### Short problem
Review the lines that follow and copy each one that contains the word "this".

### Supplied information

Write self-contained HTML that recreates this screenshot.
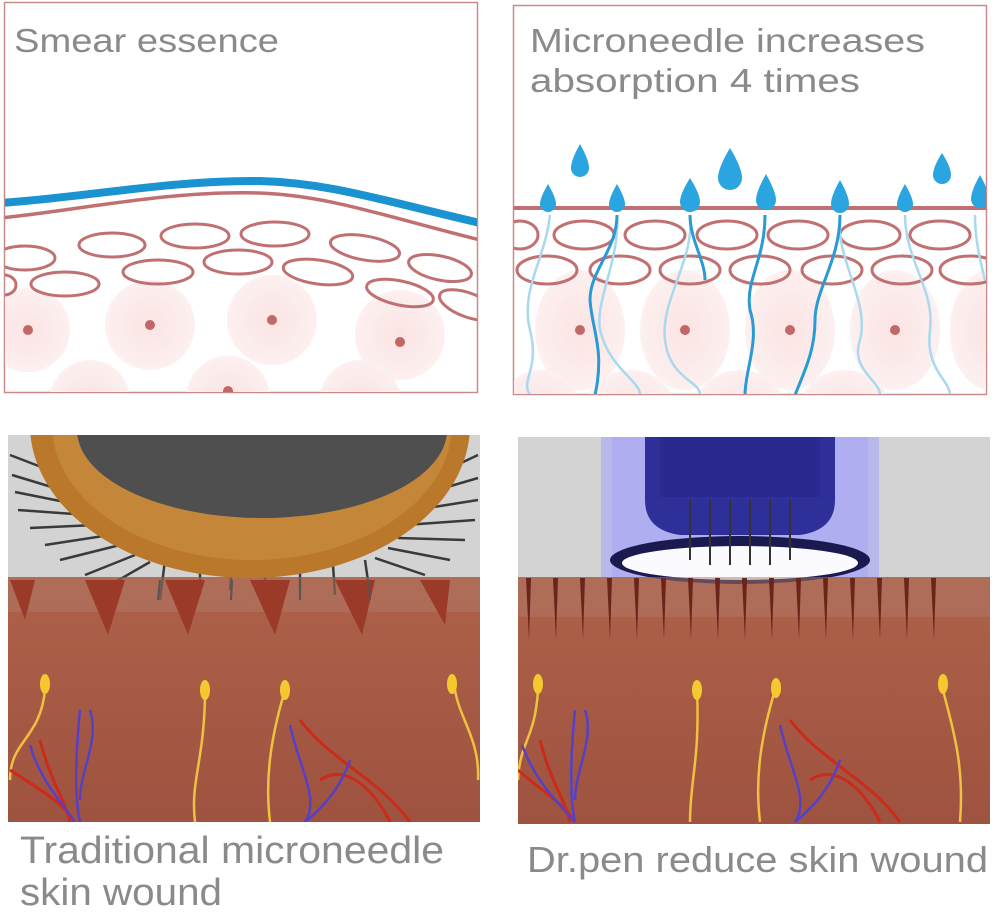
<!DOCTYPE html>
<html><head><style>html,body{margin:0;padding:0;background:#fff}svg{display:block}</style></head>
<body>
<svg width="1000" height="913" viewBox="0 0 1000 913" xmlns="http://www.w3.org/2000/svg" font-family="Liberation Sans, sans-serif">
<defs>
<linearGradient id="skin" x1="0" y1="0" x2="0" y2="1">
<stop offset="0" stop-color="#a85842"/><stop offset="0.3" stop-color="#b0634a"/><stop offset="1" stop-color="#9e5340"/></linearGradient>
<radialGradient id="cell"><stop offset="0" stop-color="#fbe3e3"/><stop offset="1" stop-color="#fdf0f0"/></radialGradient>
<clipPath id="c1"><rect x="5" y="3" width="472" height="389"/></clipPath>
<clipPath id="c2"><rect x="514" y="6" width="472" height="388"/></clipPath>
<clipPath id="c3"><rect x="8" y="435" width="472" height="387"/></clipPath>
<clipPath id="c4"><rect x="518" y="437" width="472" height="387"/></clipPath>
</defs>

<!-- TOP LEFT -->
<rect x="4.5" y="2.5" width="473" height="390" fill="#fff" stroke="#c98a8a" stroke-width="1.5"/>
<g clip-path="url(#c1)">
<g fill="url(#cell)">
<circle cx="28" cy="330" r="42"/><circle cx="150" cy="325" r="45"/><circle cx="272" cy="320" r="45"/><circle cx="400" cy="335" r="45"/>
<circle cx="90" cy="400" r="40"/><circle cx="228" cy="398" r="42"/><circle cx="360" cy="400" r="40"/>
</g>
<g fill="#c06868"><circle cx="28" cy="330" r="5"/><circle cx="150" cy="325" r="5"/><circle cx="272" cy="320" r="5"/><circle cx="400" cy="342" r="5"/><circle cx="228" cy="391" r="5"/></g>
<g fill="none" stroke="#c07070" stroke-width="3">
<ellipse cx="112" cy="245" rx="33" ry="12"/><ellipse cx="195" cy="236" rx="34" ry="12"/><ellipse cx="275" cy="234" rx="34" ry="12"/><ellipse cx="365" cy="248" rx="35" ry="12" transform="rotate(10 365 248)"/><ellipse cx="440" cy="268" rx="32" ry="12" transform="rotate(12 440 268)"/>
<ellipse cx="25" cy="258" rx="30" ry="12"/><ellipse cx="65" cy="284" rx="34" ry="12"/><ellipse cx="158" cy="272" rx="35" ry="12"/><ellipse cx="238" cy="262" rx="34" ry="12"/><ellipse cx="318" cy="272" rx="35" ry="12" transform="rotate(8 318 272)"/><ellipse cx="400" cy="293" rx="34" ry="12" transform="rotate(12 400 293)"/><ellipse cx="468" cy="305" rx="30" ry="12" transform="rotate(20 468 305)"/><ellipse cx="4" cy="285" rx="12" ry="10"/>
</g>
<path d="M0 218 C80 210 170 190 260 193 C330 196 380 215 480 240" fill="none" stroke="#c07070" stroke-width="3.5"/>
<path d="M0 203 C80 198 170 180 260 181 C330 183 380 200 480 223" fill="none" stroke="#1a93d0" stroke-width="8"/>
</g>

<!-- TOP RIGHT -->
<rect x="513.5" y="5.5" width="473" height="389" fill="#fff" stroke="#c98a8a" stroke-width="1.5"/>
<g clip-path="url(#c2)">
<g fill="url(#cell)">
<ellipse cx="580" cy="330" rx="45" ry="60"/><ellipse cx="685" cy="330" rx="45" ry="60"/><ellipse cx="790" cy="330" rx="45" ry="60"/><ellipse cx="895" cy="330" rx="45" ry="60"/><ellipse cx="990" cy="330" rx="40" ry="60"/>
<ellipse cx="630" cy="410" rx="45" ry="40"/><ellipse cx="740" cy="410" rx="45" ry="40"/><ellipse cx="845" cy="410" rx="45" ry="40"/><ellipse cx="540" cy="410" rx="40" ry="40"/>
</g>
<g fill="#c06868"><circle cx="580" cy="330" r="5"/><circle cx="685" cy="330" r="5"/><circle cx="790" cy="330" r="5"/><circle cx="895" cy="330" r="5"/></g>
<g fill="none" stroke="#c07070" stroke-width="3">
<ellipse cx="584" cy="235" rx="30" ry="14"/><ellipse cx="655" cy="235" rx="30" ry="14"/><ellipse cx="727" cy="235" rx="30" ry="14"/><ellipse cx="798" cy="235" rx="30" ry="14"/><ellipse cx="870" cy="235" rx="30" ry="14"/><ellipse cx="940" cy="235" rx="30" ry="14"/><ellipse cx="520" cy="235" rx="18" ry="14"/>
<ellipse cx="547" cy="270" rx="30" ry="14"/><ellipse cx="620" cy="270" rx="30" ry="14"/><ellipse cx="690" cy="270" rx="30" ry="14"/><ellipse cx="760" cy="270" rx="30" ry="14"/><ellipse cx="832" cy="270" rx="30" ry="14"/><ellipse cx="902" cy="270" rx="30" ry="14"/><ellipse cx="970" cy="270" rx="30" ry="14"/>
</g>
<g fill="none" stroke="#a9d8ef" stroke-width="2.5">
<path d="M550 215 C545 260 520 290 530 330 C540 370 520 380 530 395"/>
<path d="M617 215 C620 260 595 300 600 330 C610 370 640 380 640 395"/>
<path d="M690 215 C695 260 660 300 665 340 C670 380 700 380 700 395"/>
<path d="M840 215 C835 260 870 300 860 340 C850 370 880 380 880 395"/>
<path d="M905 215 C905 260 935 290 930 330 C925 370 950 380 950 395"/>
<path d="M975 215 C975 240 980 260 985 280"/>
</g>
<g fill="none" stroke="#2a9ad4" stroke-width="3">
<path d="M617 215 C617 250 590 270 590 300 C592 330 605 350 595 395"/>
<path d="M765 215 C765 260 745 280 750 310 C760 340 745 370 745 395"/>
<path d="M690 215 C690 240 705 260 705 280"/>
<path d="M840 215 C840 260 815 290 815 320 C815 350 805 370 795 395"/>
</g>
<line x1="514" y1="208" x2="986" y2="208" stroke="#c07070" stroke-width="4"/>
<g fill="#2aa5df">
<path d="M548 184 q-8 14 -8 20 a8 8 0 0 0 16 0 q0 -6 -8 -20z"/>
<path d="M617 184 q-8 14 -8 20 a8 8 0 0 0 16 0 q0 -6 -8 -20z"/>
<path d="M690 178 q-10 16 -10 24 a10 10 0 0 0 20 0 q0 -8 -10 -24z"/>
<path d="M766 174 q-10 18 -10 26 a10 10 0 0 0 20 0 q0 -8 -10 -26z"/>
<path d="M840 180 q-9 16 -9 24 a9 9 0 0 0 18 0 q0 -8 -9 -24z"/>
<path d="M905 184 q-8 14 -8 20 a8 8 0 0 0 16 0 q0 -6 -8 -20z"/>
<path d="M980 175 q-9 16 -9 24 a9 9 0 0 0 18 0 q0 -8 -9 -24z"/>
<path d="M580 144 q-9 16 -9 24 a9 9 0 0 0 18 0 q0 -8 -9 -24z"/>
<path d="M730 148 q-12 20 -12 30 a12 12 0 0 0 24 0 q0 -10 -12 -30z"/>
<path d="M942 153 q-9 14 -9 22 a9 9 0 0 0 18 0 q0 -8 -9 -22z"/>
</g>
</g>

<!-- BOTTOM LEFT -->
<g clip-path="url(#c3)">
<rect x="8" y="435" width="472" height="387" fill="url(#skin)"/>
<rect x="8" y="435" width="472" height="142" fill="#d3d3d3"/>
<g stroke="#3a3a3a" stroke-width="2.5">
<line x1="10" y1="455" x2="75" y2="480"/><line x1="12" y1="475" x2="78" y2="495"/><line x1="15" y1="492" x2="80" y2="505"/><line x1="18" y1="510" x2="88" y2="515"/><line x1="30" y1="528" x2="95" y2="525"/><line x1="45" y1="545" x2="110" y2="535"/><line x1="60" y1="560" x2="120" y2="545"/><line x1="85" y1="575" x2="135" y2="555"/><line x1="110" y1="585" x2="150" y2="562"/>
<line x1="478" y1="455" x2="425" y2="480"/><line x1="478" y1="478" x2="420" y2="495"/><line x1="478" y1="500" x2="415" y2="510"/><line x1="475" y1="520" x2="405" y2="525"/><line x1="465" y1="540" x2="398" y2="538"/><line x1="450" y1="560" x2="388" y2="548"/><line x1="425" y1="575" x2="375" y2="558"/>
<line x1="160" y1="600" x2="165" y2="560"/><line x1="200" y1="595" x2="200" y2="565"/><line x1="230" y1="590" x2="232" y2="565"/><line x1="265" y1="595" x2="265" y2="565"/><line x1="300" y1="590" x2="300" y2="565"/><line x1="335" y1="595" x2="333" y2="565"/><line x1="370" y1="595" x2="365" y2="560"/>
</g>
<ellipse cx="250" cy="425" rx="220" ry="153" fill="#b9782a"/>
<ellipse cx="252" cy="425" rx="200" ry="135" fill="#c4873a"/>
<ellipse cx="262" cy="430" rx="185" ry="88" fill="#4f4f4f"/>
<rect x="8" y="577" width="472" height="35" fill="#b07a68" opacity="0.5"/>
<g fill="#9c3a2a">
<path d="M10 580 L35 580 L25 620z"/><path d="M85 580 L125 580 L108 635z"/><path d="M165 580 L205 580 L188 635z"/><path d="M250 580 L290 580 L275 635z"/><path d="M335 580 L375 580 L362 635z"/><path d="M420 580 L450 580 L445 625z"/>
</g>
<g stroke="#555" stroke-width="2"><line x1="160" y1="580" x2="158" y2="600"/><line x1="232" y1="580" x2="231" y2="600"/><line x1="300" y1="580" x2="300" y2="600"/><line x1="368" y1="580" x2="370" y2="600"/></g>
<g fill="none" stroke="#f0c040" stroke-width="2.5">
<path d="M45 690 C40 740 10 740 10 780"/><path d="M205 690 C205 760 190 780 195 822"/><path d="M285 690 C270 740 265 780 270 822"/><path d="M455 690 C460 720 480 740 478 780"/>
</g>
<g fill="#f5c830"><ellipse cx="45" cy="684" rx="5" ry="10"/><ellipse cx="205" cy="690" rx="5" ry="10"/><ellipse cx="285" cy="690" rx="5" ry="10"/><ellipse cx="452" cy="684" rx="5" ry="10"/></g>
<g fill="none" stroke="#cc2a1a" stroke-width="3">
<path d="M10 770 C40 790 60 800 75 822"/><path d="M40 740 C50 780 65 800 70 822"/><path d="M300 720 C330 760 380 780 410 822"/><path d="M320 780 C350 760 380 800 390 822"/>
</g>
<g fill="none" stroke="#5540c8" stroke-width="2.5">
<path d="M30 745 C40 780 60 800 75 822"/><path d="M80 710 C75 760 75 800 80 822"/><path d="M90 710 C100 740 80 770 80 800"/><path d="M290 725 C300 770 320 800 305 822"/><path d="M350 760 C340 790 320 810 305 822"/>
</g>
</g>

<!-- BOTTOM RIGHT -->
<g clip-path="url(#c4)">
<rect x="518" y="437" width="472" height="387" fill="url(#skin)"/>
<rect x="518" y="437" width="472" height="140" fill="#d3d3d3"/>
<rect x="601" y="437" width="278" height="140" fill="#b9b8ea"/>
<rect x="612" y="437" width="256" height="140" fill="#aeaef0"/>
<path d="M645 437 L835 437 L835 500 Q835 530 800 535 L680 535 Q645 530 645 500z" fill="#2f2f9a"/>
<rect x="660" y="437" width="160" height="60" fill="#26268a" opacity="0.6"/>
<ellipse cx="740" cy="560" rx="130" ry="24" fill="#1a1a50"/>
<ellipse cx="740" cy="563" rx="118" ry="17" fill="#fafaff"/>
<g stroke="#333" stroke-width="2">
<line x1="690" y1="500" x2="690" y2="560"/><line x1="710" y1="500" x2="710" y2="565"/><line x1="730" y1="500" x2="730" y2="565"/><line x1="750" y1="500" x2="750" y2="565"/><line x1="770" y1="500" x2="770" y2="565"/><line x1="790" y1="500" x2="790" y2="560"/>
</g>
<rect x="518" y="577" width="472" height="40" fill="#b07a68" opacity="0.5"/>
<g fill="#6a241a">
<path d="M526 578 L531 578 L529 640z"/><path d="M553 578 L558 578 L556 640z"/><path d="M580 578 L585 578 L583 640z"/><path d="M607 578 L612 578 L610 640z"/><path d="M634 578 L639 578 L637 640z"/><path d="M661 578 L666 578 L664 640z"/><path d="M688 578 L693 578 L691 640z"/><path d="M715 578 L720 578 L718 640z"/><path d="M742 578 L747 578 L745 640z"/><path d="M769 578 L774 578 L772 640z"/><path d="M796 578 L801 578 L799 640z"/><path d="M823 578 L828 578 L826 640z"/><path d="M850 578 L855 578 L853 640z"/><path d="M877 578 L882 578 L880 640z"/><path d="M904 578 L909 578 L907 640z"/><path d="M931 578 L936 578 L934 640z"/>
</g>
<g fill="none" stroke="#f0c040" stroke-width="2.5">
<path d="M538 690 C535 740 520 740 518 780"/><path d="M697 690 C700 760 690 780 690 822"/><path d="M775 690 C760 740 755 780 760 822"/><path d="M943 690 C950 720 965 760 960 822"/>
</g>
<g fill="#f5c830"><ellipse cx="538" cy="684" rx="5" ry="10"/><ellipse cx="697" cy="690" rx="5" ry="10"/><ellipse cx="776" cy="688" rx="5" ry="10"/><ellipse cx="943" cy="684" rx="5" ry="10"/></g>
<g fill="none" stroke="#cc2a1a" stroke-width="3">
<path d="M518 770 C540 790 560 800 575 822"/><path d="M540 740 C550 780 565 800 570 822"/><path d="M790 720 C820 760 870 780 900 822"/><path d="M810 780 C840 760 870 800 880 822"/>
</g>
<g fill="none" stroke="#5540c8" stroke-width="2.5">
<path d="M522 745 C535 780 555 800 575 822"/><path d="M575 710 C570 760 570 800 575 822"/><path d="M585 710 C595 740 575 770 575 800"/><path d="M780 725 C790 770 810 800 795 822"/><path d="M840 760 C830 790 810 810 795 822"/>
</g>
</g>

<g fill="#8a8a8a">
<text x="14" y="52" font-size="33" textLength="265" lengthAdjust="spacingAndGlyphs">Smear essence</text>
<text x="530" y="52" font-size="33" textLength="395" lengthAdjust="spacingAndGlyphs">Microneedle increases</text>
<text x="530" y="92" font-size="33" textLength="330" lengthAdjust="spacingAndGlyphs">absorption 4 times</text>
<text x="20" y="863" font-size="38" textLength="424" lengthAdjust="spacingAndGlyphs">Traditional microneedle</text>
<text x="20" y="905" font-size="38" textLength="202" lengthAdjust="spacingAndGlyphs">skin wound</text>
<text x="527" y="872" font-size="36" textLength="461" lengthAdjust="spacingAndGlyphs">Dr.pen reduce skin wound</text>
</g>
</svg>
</body></html>
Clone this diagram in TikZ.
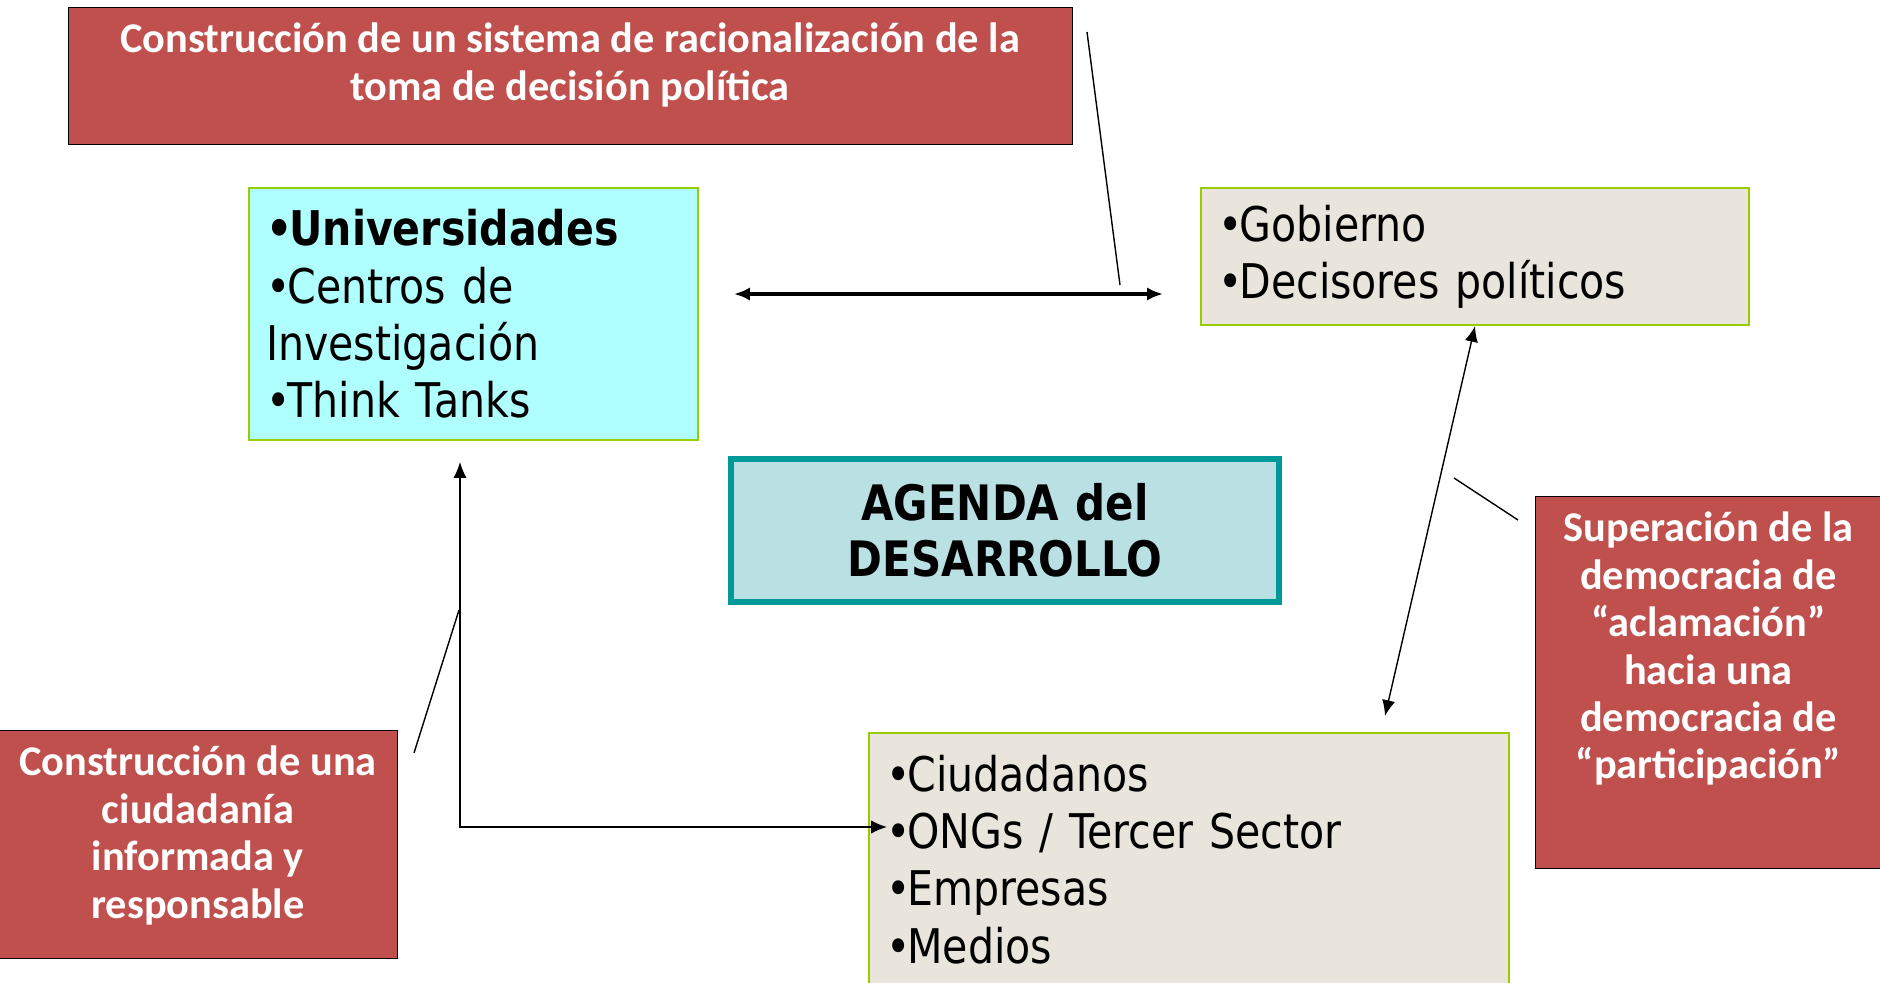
\documentclass[tikz,border=0pt]{standalone}
\usepackage{fontspec}
\usepackage{tikz}
\usetikzlibrary{arrows.meta}
\newfontfamily\tahoma[FakeStretch=0.86]{DejaVu Sans}
\newfontfamily\calibri{Carlito}
\definecolor{rojo}{HTML}{C0504D}
\definecolor{verde}{HTML}{99CC00}
\definecolor{celeste}{HTML}{B0FFFF}
\definecolor{beige}{HTML}{E9E5DC}
\definecolor{turq}{HTML}{B9E0E3}
\definecolor{turqborde}{HTML}{009999}
\newcommand{\bul}{•\kern-0.06em}

\begin{document}
\begin{tikzpicture}[x=0.02cm,y=-0.02cm,>={Latex[length=9pt,width=7.5pt]},
  actor/.style={draw=verde,line width=1.2pt,rectangle,align=left,inner xsep=0.34cm,
    font=\tahoma\fontsize{27.2pt}{32.6pt}\selectfont},
  nota/.style={draw=black,fill=rojo,text=white,rectangle,inner sep=0pt,
    font=\calibri\bfseries\fontsize{24.1pt}{27pt}\selectfont}]
\useasboundingbox (0,0) rectangle (1880,983);

\node[actor,fill=celeste,text width=8.3cm,minimum height=5.04cm] (uni) at (473.5,314)
  {\textbf{\bul Universidades}\\\bul Centros de\\Investigación\\\bul Think Tanks};
\node[actor,fill=beige,text width=10.28cm,minimum height=2.74cm] (gob) at (1475,256.5)
  {\bul Gobierno\\\bul Decisores políticos};
\node[actor,fill=beige,text width=12.12cm,minimum height=5.06cm] (ciu) at (1189,859.5)
  {\bul Ciudadanos\\\bul ONGs / Tercer Sector\\\bul Empresas\\\bul Medios};
\node[actor,draw=turqborde,line width=3pt,fill=turq,align=center,text width=10cm,
  minimum width=10.96cm,minimum height=2.86cm,font=\tahoma\bfseries\fontsize{27.8pt}{32pt}\selectfont] (agenda) at (1005,530.5)
  {AGENDA del\\DESARROLLO};

\node[nota,minimum width=20.08cm] (rtop) at (570,75.5)
  {\parbox[c][2.74cm][t]{19cm}{\centering\vspace*{0.32cm}Construcción de un sistema de racionalización de la\\toma de decisión política}};
\node[nota,minimum width=7.98cm] (rizq) at (198,844)
  {\parbox[c][4.56cm][t]{7.6cm}{\centering\vspace*{0.32cm}Construcción de una\\ciudadanía\\informada y\\responsable}};
\node[nota,minimum width=6.94cm] (rder) at (1708.5,682)
  {\parbox[c][7.44cm][t]{6.6cm}{\centering\vspace*{0.32cm}Superación de la\\democracia de\\“aclamación”\\hacia una\\democracia de\\“participación”}};

\coordinate (dobleA) at (734,294);
\coordinate (dobleB) at (1163,294);
\coordinate (notaA) at (1087,32);
\coordinate (notaB) at (1120,285);
\coordinate (uniB) at (460,462);
\coordinate (ongs) at (887,827);
\coordinate (izqA) at (414,753);
\coordinate (izqB) at (459,610);
\coordinate (ciuT) at (1385,716);
\coordinate (derA) at (1518,520);
\coordinate (derB) at (1454,478);

\draw[<->, line width=1.8pt] (dobleA) to (dobleB);
\draw[thick] (notaA) to (notaB);
\draw[<->, thick] (uniB) |- (ongs);
\draw[thick] (izqA) to (izqB);
\draw[<->, thick] (gob.south) to (ciuT);
\draw[thick] (derA) to (derB);
\end{tikzpicture}
\end{document}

### Answer in full
Write self-contained HTML that recreates this screenshot.
Clone this diagram in TikZ.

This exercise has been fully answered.